Data to process:
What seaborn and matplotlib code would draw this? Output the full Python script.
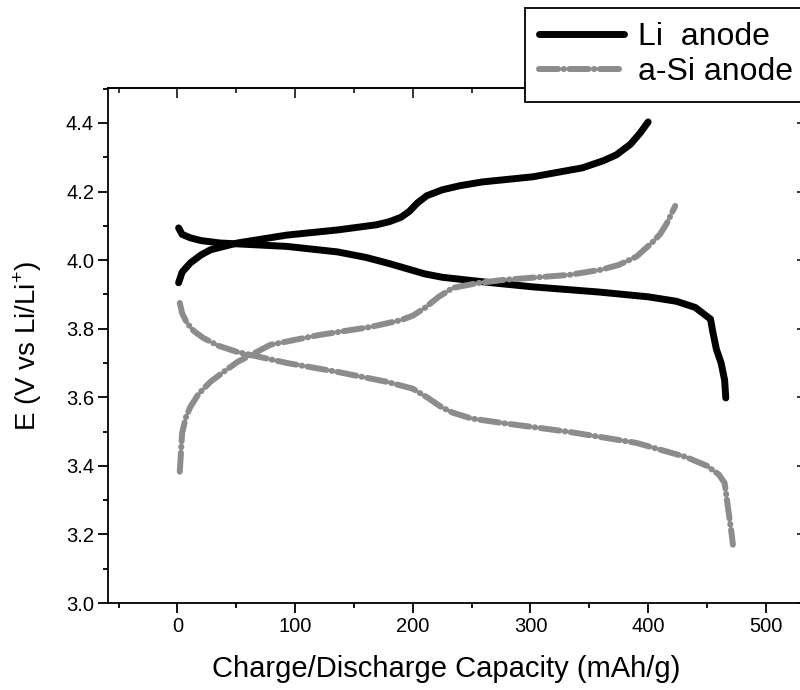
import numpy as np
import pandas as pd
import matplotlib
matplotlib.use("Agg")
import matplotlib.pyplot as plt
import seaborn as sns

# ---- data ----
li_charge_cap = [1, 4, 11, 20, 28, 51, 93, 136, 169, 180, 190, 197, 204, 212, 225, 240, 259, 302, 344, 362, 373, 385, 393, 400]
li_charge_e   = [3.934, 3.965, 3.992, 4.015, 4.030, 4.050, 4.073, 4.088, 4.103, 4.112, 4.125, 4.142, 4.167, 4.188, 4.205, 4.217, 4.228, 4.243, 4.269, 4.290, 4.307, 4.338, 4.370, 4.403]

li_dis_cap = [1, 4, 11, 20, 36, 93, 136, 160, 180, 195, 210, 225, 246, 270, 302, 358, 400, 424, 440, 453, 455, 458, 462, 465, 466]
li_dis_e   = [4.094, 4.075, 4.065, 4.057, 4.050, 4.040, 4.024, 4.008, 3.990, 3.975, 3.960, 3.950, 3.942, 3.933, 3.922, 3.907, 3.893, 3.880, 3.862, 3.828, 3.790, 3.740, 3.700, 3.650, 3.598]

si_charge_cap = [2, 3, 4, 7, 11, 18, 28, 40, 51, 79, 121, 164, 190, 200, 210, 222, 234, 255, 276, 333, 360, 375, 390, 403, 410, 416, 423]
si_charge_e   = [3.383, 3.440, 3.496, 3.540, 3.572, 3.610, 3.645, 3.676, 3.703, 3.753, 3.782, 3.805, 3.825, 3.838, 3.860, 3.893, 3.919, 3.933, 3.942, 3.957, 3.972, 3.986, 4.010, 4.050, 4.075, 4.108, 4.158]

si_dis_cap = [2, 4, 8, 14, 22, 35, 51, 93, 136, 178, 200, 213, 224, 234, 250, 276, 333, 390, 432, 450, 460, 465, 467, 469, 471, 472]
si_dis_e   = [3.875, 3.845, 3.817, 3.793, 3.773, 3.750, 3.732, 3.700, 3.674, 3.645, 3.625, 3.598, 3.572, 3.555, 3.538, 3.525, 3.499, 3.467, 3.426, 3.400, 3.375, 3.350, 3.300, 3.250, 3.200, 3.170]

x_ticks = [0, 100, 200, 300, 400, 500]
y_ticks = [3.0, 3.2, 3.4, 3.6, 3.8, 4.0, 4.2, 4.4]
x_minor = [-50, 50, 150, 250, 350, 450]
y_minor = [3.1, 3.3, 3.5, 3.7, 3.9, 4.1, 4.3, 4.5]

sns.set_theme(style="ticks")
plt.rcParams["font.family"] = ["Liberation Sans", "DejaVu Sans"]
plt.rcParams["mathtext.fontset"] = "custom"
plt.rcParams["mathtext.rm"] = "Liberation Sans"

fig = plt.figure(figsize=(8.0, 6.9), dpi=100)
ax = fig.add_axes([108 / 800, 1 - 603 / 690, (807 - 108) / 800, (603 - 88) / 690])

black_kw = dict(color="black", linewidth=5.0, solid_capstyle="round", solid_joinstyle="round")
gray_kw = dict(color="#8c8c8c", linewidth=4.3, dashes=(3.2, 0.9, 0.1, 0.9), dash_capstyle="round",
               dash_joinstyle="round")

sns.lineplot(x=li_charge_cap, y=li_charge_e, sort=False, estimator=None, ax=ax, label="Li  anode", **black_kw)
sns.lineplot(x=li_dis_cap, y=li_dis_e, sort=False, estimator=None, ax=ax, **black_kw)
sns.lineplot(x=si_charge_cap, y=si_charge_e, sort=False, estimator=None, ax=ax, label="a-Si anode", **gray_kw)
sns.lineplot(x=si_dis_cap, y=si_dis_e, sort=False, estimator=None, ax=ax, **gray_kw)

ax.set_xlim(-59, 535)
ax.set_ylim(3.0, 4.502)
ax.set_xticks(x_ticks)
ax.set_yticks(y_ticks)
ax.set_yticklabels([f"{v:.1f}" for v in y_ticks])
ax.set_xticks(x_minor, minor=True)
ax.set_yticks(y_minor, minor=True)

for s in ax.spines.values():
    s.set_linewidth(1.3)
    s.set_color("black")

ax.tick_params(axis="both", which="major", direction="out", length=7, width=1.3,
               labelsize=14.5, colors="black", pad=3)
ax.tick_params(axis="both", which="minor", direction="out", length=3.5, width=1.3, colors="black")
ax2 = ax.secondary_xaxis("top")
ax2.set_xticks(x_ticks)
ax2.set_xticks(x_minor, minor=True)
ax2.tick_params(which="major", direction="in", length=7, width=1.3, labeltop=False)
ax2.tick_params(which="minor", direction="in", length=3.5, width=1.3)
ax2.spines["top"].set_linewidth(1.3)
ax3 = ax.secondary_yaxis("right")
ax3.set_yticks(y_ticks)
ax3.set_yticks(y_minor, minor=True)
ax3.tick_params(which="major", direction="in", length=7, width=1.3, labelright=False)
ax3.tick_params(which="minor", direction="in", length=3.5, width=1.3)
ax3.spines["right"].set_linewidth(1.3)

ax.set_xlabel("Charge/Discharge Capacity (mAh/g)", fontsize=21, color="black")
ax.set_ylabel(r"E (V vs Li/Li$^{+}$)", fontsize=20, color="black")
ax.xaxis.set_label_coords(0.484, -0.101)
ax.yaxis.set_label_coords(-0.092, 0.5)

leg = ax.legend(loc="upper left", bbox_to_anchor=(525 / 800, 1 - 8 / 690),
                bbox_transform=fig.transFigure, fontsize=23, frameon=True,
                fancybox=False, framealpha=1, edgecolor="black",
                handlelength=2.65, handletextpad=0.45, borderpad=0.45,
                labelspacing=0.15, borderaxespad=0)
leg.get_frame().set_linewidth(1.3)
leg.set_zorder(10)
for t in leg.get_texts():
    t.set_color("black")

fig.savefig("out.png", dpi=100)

==

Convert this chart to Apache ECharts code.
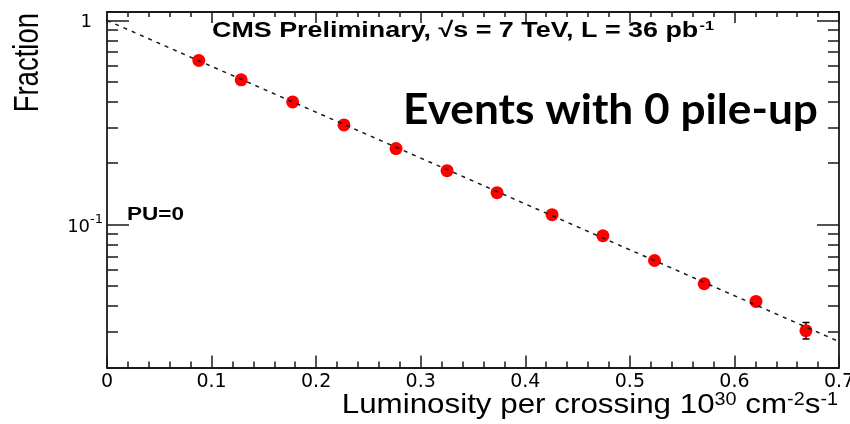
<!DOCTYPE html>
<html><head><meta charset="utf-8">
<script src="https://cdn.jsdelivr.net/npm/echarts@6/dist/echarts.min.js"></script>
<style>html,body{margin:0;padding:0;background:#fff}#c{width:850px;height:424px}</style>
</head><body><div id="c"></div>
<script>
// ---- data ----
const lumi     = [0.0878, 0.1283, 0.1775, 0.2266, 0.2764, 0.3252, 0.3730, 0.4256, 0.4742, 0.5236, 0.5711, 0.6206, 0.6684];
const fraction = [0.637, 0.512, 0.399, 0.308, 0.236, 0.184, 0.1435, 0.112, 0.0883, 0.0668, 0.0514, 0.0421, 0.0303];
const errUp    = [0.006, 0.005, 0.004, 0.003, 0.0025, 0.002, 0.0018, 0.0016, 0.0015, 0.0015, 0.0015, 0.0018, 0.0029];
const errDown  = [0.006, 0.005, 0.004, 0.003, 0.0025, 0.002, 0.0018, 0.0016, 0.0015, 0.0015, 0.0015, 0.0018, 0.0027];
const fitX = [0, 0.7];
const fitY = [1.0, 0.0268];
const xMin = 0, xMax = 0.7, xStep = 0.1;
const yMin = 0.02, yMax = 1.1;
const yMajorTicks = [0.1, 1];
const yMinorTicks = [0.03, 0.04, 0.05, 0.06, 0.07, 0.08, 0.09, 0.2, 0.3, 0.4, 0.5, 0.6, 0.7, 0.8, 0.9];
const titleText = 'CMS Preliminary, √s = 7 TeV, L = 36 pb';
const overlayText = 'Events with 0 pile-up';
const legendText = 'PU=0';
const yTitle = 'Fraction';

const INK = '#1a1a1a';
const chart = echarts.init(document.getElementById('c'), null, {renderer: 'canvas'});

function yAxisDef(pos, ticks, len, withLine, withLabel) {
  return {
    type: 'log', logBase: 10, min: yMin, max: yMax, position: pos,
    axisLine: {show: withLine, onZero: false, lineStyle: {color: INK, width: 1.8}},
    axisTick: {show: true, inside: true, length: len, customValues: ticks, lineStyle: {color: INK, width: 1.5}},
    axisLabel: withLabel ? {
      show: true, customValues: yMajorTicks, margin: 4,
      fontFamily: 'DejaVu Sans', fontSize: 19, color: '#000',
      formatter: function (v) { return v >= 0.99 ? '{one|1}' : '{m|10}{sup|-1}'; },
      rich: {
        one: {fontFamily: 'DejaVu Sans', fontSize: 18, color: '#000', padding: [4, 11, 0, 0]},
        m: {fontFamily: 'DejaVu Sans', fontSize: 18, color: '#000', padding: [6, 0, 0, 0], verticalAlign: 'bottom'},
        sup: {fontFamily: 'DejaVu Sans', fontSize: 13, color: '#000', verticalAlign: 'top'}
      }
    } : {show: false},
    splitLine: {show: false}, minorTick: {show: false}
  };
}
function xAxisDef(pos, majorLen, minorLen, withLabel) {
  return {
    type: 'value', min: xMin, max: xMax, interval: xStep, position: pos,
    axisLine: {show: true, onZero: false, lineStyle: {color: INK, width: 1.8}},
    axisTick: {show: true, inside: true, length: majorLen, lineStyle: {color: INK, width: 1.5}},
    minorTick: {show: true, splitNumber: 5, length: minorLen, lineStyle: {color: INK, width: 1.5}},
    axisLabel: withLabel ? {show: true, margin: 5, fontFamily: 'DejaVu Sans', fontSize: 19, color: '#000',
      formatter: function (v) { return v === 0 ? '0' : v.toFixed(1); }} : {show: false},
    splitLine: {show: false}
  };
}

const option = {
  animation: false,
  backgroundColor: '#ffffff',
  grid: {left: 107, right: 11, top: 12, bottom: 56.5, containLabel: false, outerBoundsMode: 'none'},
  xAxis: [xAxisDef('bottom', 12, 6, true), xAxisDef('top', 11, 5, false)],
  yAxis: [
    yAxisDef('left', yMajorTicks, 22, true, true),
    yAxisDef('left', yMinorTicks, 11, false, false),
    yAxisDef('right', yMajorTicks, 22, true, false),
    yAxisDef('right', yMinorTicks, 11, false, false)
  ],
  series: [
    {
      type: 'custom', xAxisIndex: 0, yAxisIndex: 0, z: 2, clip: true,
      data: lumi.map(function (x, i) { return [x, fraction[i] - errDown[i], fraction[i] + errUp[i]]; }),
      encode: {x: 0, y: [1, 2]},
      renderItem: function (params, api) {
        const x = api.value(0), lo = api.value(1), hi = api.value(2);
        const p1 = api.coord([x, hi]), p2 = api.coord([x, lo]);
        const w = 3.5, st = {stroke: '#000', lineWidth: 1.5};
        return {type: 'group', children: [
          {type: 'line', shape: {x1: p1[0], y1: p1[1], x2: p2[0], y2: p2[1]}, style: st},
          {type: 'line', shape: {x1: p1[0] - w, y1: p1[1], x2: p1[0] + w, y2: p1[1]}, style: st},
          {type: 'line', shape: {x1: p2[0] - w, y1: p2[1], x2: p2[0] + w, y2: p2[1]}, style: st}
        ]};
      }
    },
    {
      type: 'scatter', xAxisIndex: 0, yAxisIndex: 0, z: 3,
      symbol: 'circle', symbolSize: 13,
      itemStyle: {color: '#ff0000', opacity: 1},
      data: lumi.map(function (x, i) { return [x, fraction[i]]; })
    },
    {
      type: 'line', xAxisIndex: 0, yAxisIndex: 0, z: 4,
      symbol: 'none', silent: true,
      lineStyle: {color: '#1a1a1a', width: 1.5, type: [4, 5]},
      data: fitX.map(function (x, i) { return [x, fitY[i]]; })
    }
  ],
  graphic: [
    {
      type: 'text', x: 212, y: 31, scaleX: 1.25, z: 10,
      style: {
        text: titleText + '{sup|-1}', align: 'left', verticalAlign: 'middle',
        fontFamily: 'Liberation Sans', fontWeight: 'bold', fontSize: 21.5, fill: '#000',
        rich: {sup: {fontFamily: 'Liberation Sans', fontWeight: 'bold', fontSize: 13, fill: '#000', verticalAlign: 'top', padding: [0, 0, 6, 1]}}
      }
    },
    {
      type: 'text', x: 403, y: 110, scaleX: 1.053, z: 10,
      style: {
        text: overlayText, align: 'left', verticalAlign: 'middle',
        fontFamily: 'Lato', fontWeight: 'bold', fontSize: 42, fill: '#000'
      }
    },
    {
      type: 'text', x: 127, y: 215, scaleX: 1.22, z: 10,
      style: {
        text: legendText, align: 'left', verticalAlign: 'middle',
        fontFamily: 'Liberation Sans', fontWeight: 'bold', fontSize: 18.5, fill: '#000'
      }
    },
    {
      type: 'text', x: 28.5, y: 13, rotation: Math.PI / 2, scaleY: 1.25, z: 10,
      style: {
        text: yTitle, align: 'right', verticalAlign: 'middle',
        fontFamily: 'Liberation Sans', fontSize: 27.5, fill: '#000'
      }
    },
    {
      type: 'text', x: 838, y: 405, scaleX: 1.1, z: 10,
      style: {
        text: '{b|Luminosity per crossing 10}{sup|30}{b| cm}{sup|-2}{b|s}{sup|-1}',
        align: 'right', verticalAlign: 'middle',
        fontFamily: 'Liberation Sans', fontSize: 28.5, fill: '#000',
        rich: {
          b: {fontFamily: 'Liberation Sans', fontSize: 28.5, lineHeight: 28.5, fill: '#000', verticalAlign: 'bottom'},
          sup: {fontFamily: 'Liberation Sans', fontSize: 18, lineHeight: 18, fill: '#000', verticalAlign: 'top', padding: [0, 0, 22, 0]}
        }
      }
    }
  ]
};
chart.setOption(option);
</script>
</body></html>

...

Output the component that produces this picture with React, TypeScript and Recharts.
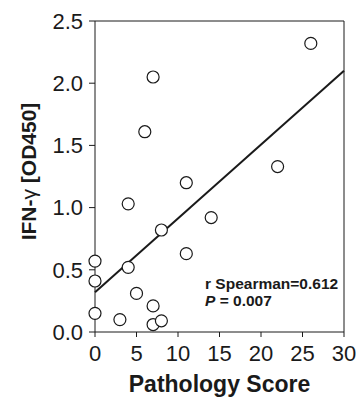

Your instructions: Start with the line that includes "What seaborn and" and finish with the line that includes "3.700, 3.650, 3.598]": reproduce those lines exactly, nothing before or after, and omit any pictures.

Exercise solution:
What seaborn and matplotlib code would draw this? Output the full Python script.
import numpy as np
import pandas as pd
import matplotlib
matplotlib.use("Agg")
import matplotlib.pyplot as plt
import seaborn as sns

# ---- data ----
li_charge_cap = [1, 4, 11, 20, 28, 51, 93, 136, 169, 180, 190, 197, 204, 212, 225, 240, 259, 302, 344, 362, 373, 385, 393, 400]
li_charge_e   = [3.934, 3.965, 3.992, 4.015, 4.030, 4.050, 4.073, 4.088, 4.103, 4.112, 4.125, 4.142, 4.167, 4.188, 4.205, 4.217, 4.228, 4.243, 4.269, 4.290, 4.307, 4.338, 4.370, 4.403]

li_dis_cap = [1, 4, 11, 20, 36, 93, 136, 160, 180, 195, 210, 225, 246, 270, 302, 358, 400, 424, 440, 453, 455, 458, 462, 465, 466]
li_dis_e   = [4.094, 4.075, 4.065, 4.057, 4.050, 4.040, 4.024, 4.008, 3.990, 3.975, 3.960, 3.950, 3.942, 3.933, 3.922, 3.907, 3.893, 3.880, 3.862, 3.828, 3.790, 3.740, 3.700, 3.650, 3.598]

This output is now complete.